Mon père ne m’avait tellement rien dit, ou si peu. Le pourquoi de ce « ian », dans TerZIAN, qui finit notre nom. C’était comme un brouillard me définissant pourtant Arménien. J’ai toujours fuis les communautés qui se ghettoïsent, y compris la mienne… Je m’en suis toujours bien porté. Jusqu’à ce qu’une italienne me tende son corps et son cœur, pour être mère à nouveau, avec moi, l’éternel célibataire.
Elle connaissait sa part d’Italie qu’elle allait transmettre. Elle voulait connaitre ma part d’Arménie. C’est là que je me suis senti bien couillon de n’avoir pas grand-chose à lui conter.
Alors, je me suis souvenu du grand musicien Djivan Gasparyan, avec un vrai IAN à la fin, reconnu partout, qui avait joué sur scène avec Peter Gabriel, et même Ridley Scott l’avait emprunté pour en inclure un titre dans la bande-son de Gladiator !
A cette brune méditerranéenne, en lui montrant cet album que j’avais à vrai dire si peu écouté, je lui ai simplement dit : « Écoute cet Arménien. Il joue du dudjuk. » Terme assez étrange pour que sa curiosité en soit attisée.

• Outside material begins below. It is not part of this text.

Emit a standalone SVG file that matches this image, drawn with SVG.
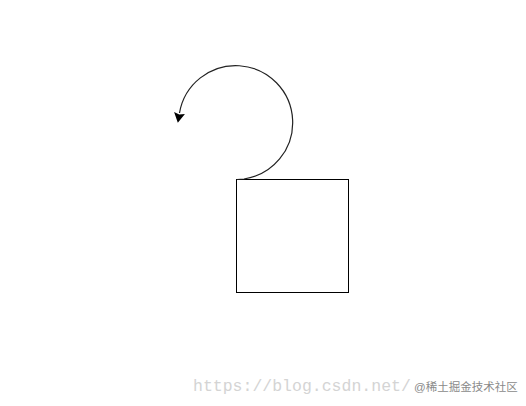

Elle a pleuré d’émotion. Rassurée sans doute, elle a compris, bien avant moi, que je devrais faire un bon père. En la regardant, j’ai écouté cette douceur, comme une nostalgie vivace.
C’est alors que j’ai ressenti cette déflagration sereine qui m’a traversé le corps. J’ai entendu d’abord la caresse du vent sur la plaine, entendu aussi l’odeur de la terre d’Arménie. Elle qui s’était soulevée mille et une fois sous les millions de pas qui l’avaient parcourue trop souvent. J’ai entendu les regards qui se font paroles, ces yeux humides qui n’oublieront jamais mais qui embrassent la vie. J’ai humé les feuilles de vigne farcies qui devaient se préparer dans les rires et le bonheur, les grenades écarlates jutant leur fraicheur acidulée, le fromage aigre se blottissant dans les beureks, et le lavash brûlant, à peine sorti du four souterrain, qui se partage déjà de main en main car, c’est le pain quotidien.
Parmi les effluves de benjoin exotique et de roses d’à côté, j’ai cru entendre les violences fantômes, et la fierté d’être encore de ce monde. La joie nargue le malheur. Elle me chuchote que la vie c’est maintenant à chaque seconde, car dans celle d’après il sera trop tard. Mes pores m’ont imploré.
J’ai écouté le souffle de l’existence qui vibre à travers ce dudjuk, dont la sonorité, dit-on, est la plus proche de la voix humaine. C’est un hautbois tout simple, taillé dans un abricotier, dont les fruits ont enivré les champs, et qui à présent enchante les sons.
Et dans la clarté d’un matin froid, les yeux fermés, j’ai vu Ararat, le Mont Sacré qui, derrière la frontière, berce encore nos coutumes, traces millénaires résistantes, narguant les tyrans. Et cette mémoire tellurique m’a convoqué, en frissonnant sur ma peau, effeuillant mes sens pour cet endroit d’où je viens, et que je n’avais encore jamais vu. Alors que les oiseaux murmurent qu’ici ou là l’important est de savoir d’où l’on vient, je comprends.
Ma brune a trouvé ces sons si beaux, que j’ai ensuite souvent posé des écouteurs sur son ventre s’arrondissant à vue d’œil, couvant des jumeaux. Aussitôt, dans leurs bousculades utérines, Gasparyan les calmait. Plus tard, bébés, cette musique les a toujours bercés. Ils ont fini par la nommer : la musique du ventre.
Octobre 2024, Erevan. Ce n’est donc que 21 ans plus tard, que je pose enfin mes pieds sur cette terre. Pas seul, non, mais accompagné de mes deux fils, et de ma brune, la responsable de ce chamboulement. Pendant une semaine, sans Ipod ni trompette, la musique de Djivan Gasparyan est constamment dans ma tête. Elle me prend la main, m’ouvre les yeux.
La joie et les sourires sont partout, et la générosité aussi. À chaque instant, elle me prouve qu’elle m’avait dit vrai, 21 ans auparavant. Je ne soupçonnais pas qu’une simple musique avait le pouvoir de raviver des atomes de mémoire.
Devant la majesté de ses paysages, je me rends compte que cette part du Caucase auquel mon ADN appartient, je l’aime beaucoup, sans doute à la folie, certainement à jamais, à l’infini.